The couple eventually connected in Brooklyn and met at a restaurant to have lunch.

“I remember sitting there and being like, I’m eating lunch at a restaurant and people are literally dying right now. Or died an hour ago, a massive number of them,” Cherkin said. “And I’m just doing this weird, normal thing. I think reconciling that; you know, how do you live when people are dying?”

The trauma of the terrorist attack instantly brought them closer together.

“What we realized later is that everybody we knew who was dating somebody on 9/11 either got married or broke up within a few weeks,” Gitenstein said. “It was very clarifying. You either desperately wanted to be with that person and make sure they were OK, or you were like, you know, I don’t think they’re that important to me.”

“It’s really weird to me, looking back, how much of the foundation of our relationship was because of, and related to, 9/11,” Cherkin said. “The vulnerability was what made us close.”

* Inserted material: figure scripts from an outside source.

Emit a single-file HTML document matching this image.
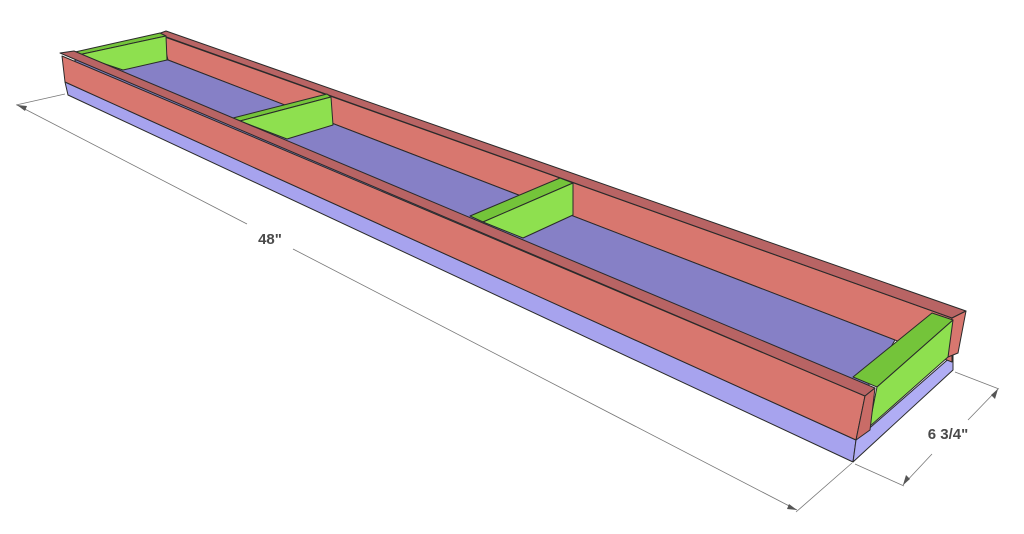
<!DOCTYPE html>
<html><head><meta charset="utf-8"><style>
html,body{margin:0;padding:0;background:#fff;}
svg{display:block;}
text{font-family:"Liberation Sans",sans-serif;font-weight:bold;fill:#4a4a4a;}
</style></head><body>
<svg width="1024" height="534" viewBox="0 0 1024 534" xmlns="http://www.w3.org/2000/svg">
<g stroke="#2a2a2a" stroke-width="1" stroke-linejoin="round">
<!-- blue base -->
<polygon points="65,82 856,440 853,462 68,95" fill="#a7a3ee"/>
<polygon points="856,440 953,355 953,370 853,462" fill="#b0adf4"/>
<!-- back board -->
<polygon points="162,36 952,318 952,362 168,60" fill="#d8776f"/>
<polygon points="158,34 166,31 966,311 952,318" fill="#b86464"/>
<polygon points="952,318 966,311 958,353 948,357" fill="#d8776f"/>
<!-- floor -->
<polygon points="75,60 168,60 895,340 860,400 75,85" fill="#8680c6"/>
<!-- left end green -->
<polygon points="75,52 160,33 166,36 78,55" fill="#74c43a"/>
<polygon points="78,55 166,36 167,60 123,70" fill="#8ee04f"/>
<!-- divider 2 -->
<polygon points="233,118 327,94 331,97 240,121" fill="#74c43a"/>
<polygon points="240,121 331,97 333,125 287,139" fill="#8ee04f"/>
<!-- divider 3 -->
<polygon points="470,216 560,178 573,183 483,222" fill="#74c43a"/>
<polygon points="483,222 573,183 573,215 523,238" fill="#8ee04f"/>
<!-- right end green -->
<polygon points="853,377 932,313 953,320 877,387" fill="#74c43a"/>
<polygon points="877,387 953,320 948,357 869,427" fill="#8ee04f"/>
<!-- front board -->
<polygon points="62,56 865,396 856,440 65,82" fill="#d8776f"/>
<polygon points="60,53 74,51 875,388 865,396" fill="#b86464"/>
<polygon points="865,396 875,388 870,430 856,440" fill="#c96c67"/>
</g>
<!-- dimensions -->
<g stroke="#777" stroke-width="0.8" fill="none">
<line x1="65" y1="94" x2="16" y2="105"/>
<line x1="852" y1="463" x2="796" y2="512"/>
<line x1="17" y1="105" x2="247" y2="224"/>
<line x1="293" y1="249" x2="797" y2="510"/>
<line x1="955" y1="372" x2="999" y2="389"/>
<line x1="855" y1="464" x2="904" y2="486"/>
<line x1="998" y1="389" x2="968" y2="420"/>
<line x1="932" y1="454" x2="903" y2="485"/>
</g>
<g fill="#555">
<polygon points="17,105 27,106 25,111"/>
<polygon points="797,510 787,509 789,504"/>
<polygon points="998,389 995,399 991,395"/>
<polygon points="903,485 906,475 910,479"/>
</g>
<text x="270" y="244" font-size="15" text-anchor="middle">48"</text>
<text x="948" y="439" font-size="15" text-anchor="middle">6 3/4"</text>
</svg>
</body></html>
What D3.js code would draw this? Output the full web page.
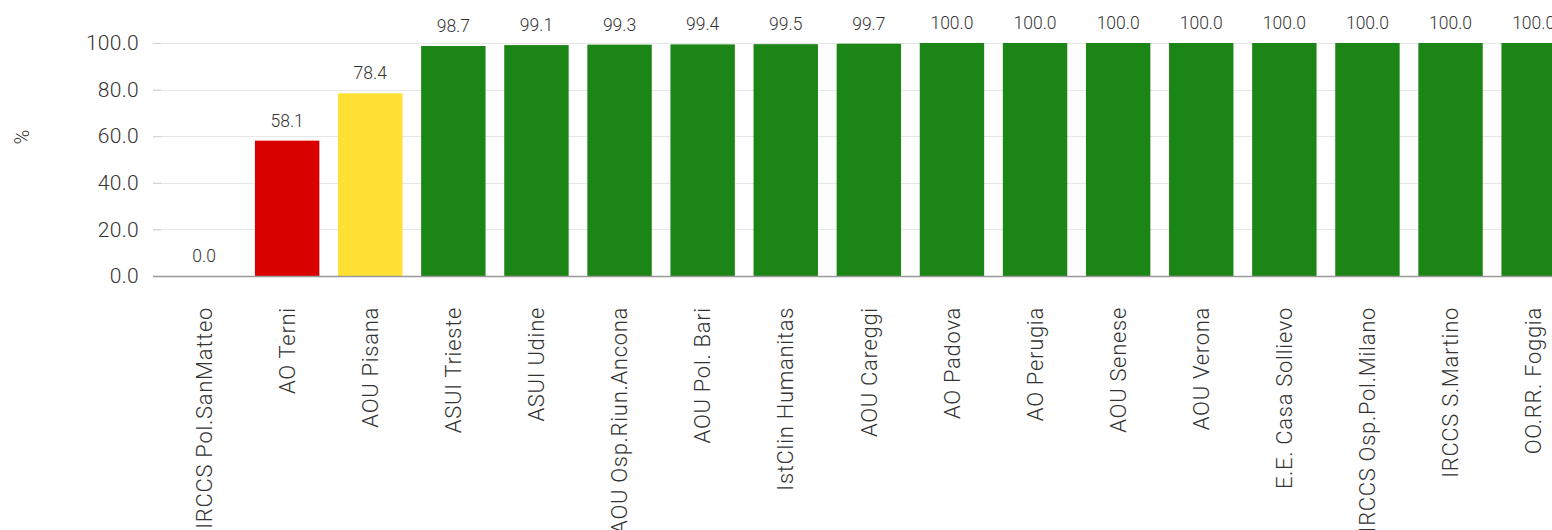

Cherkin had kept a detailed diary during that time, handwritten pages describing the aftermath of the terrorist attack and her budding relationship with Gitenstein.

“You want me to read this? Oh my gosh,” Cherkin laughed and began to read. “He said it, at 12:30 p.m. in the sunshine in Union Square Park, standing by a black wire fence overlooking ducks and squirrels on the grass. I thought I almost didn’t hear him right. I said, ‘What?’ And he whispered, ‘You heard me.’ I clung to him and whispered back, ‘I love you, too.'”

“It is kind of romantic to be in a disaster movie,” Gitenstein said. ” I think it was about two weeks after the event, Emily was spending the night at my apartment and there was a gas line leak in our neighborhood. Manhole covers started exploding upwards underneath cars and setting off the car alarms and lighting the cars on fire.”

“It sounded like a bomb, and in that moment it was like, oh, it probably is,” Cherkin said. “We were so raw, on edge.”

“Freaked out,” Gitenstein added. “You just hold each other really close and it’s really intense. That kind of fear is romantic.”

Twenty years later, Cherkin and Gitenstein are married, living in Seattle, and raising two children. Cherkin said she was recently unexpectedly triggered by the trauma. After the towers fell, smoke lingered in Brooklyn for months.

“After a couple weeks, we would open our door and be like, ‘I smell the Trade Center today.’ So I think for me, there was a connection to the wildfire smoke that we’re getting here in Seattle,” she said. “I feel it physically, my ears will swell, that’s what happened in New York. But it’s just a reminder of something traumatic.”

“When COVID started, when we had to leave our offices pretty suddenly, when my kids had to leave their school suddenly and come home, it’s not so much that it triggered 9/11 feelings so much as it felt familiar to me,” Gitenstein said. “The things you take for granted can sometimes disappear.”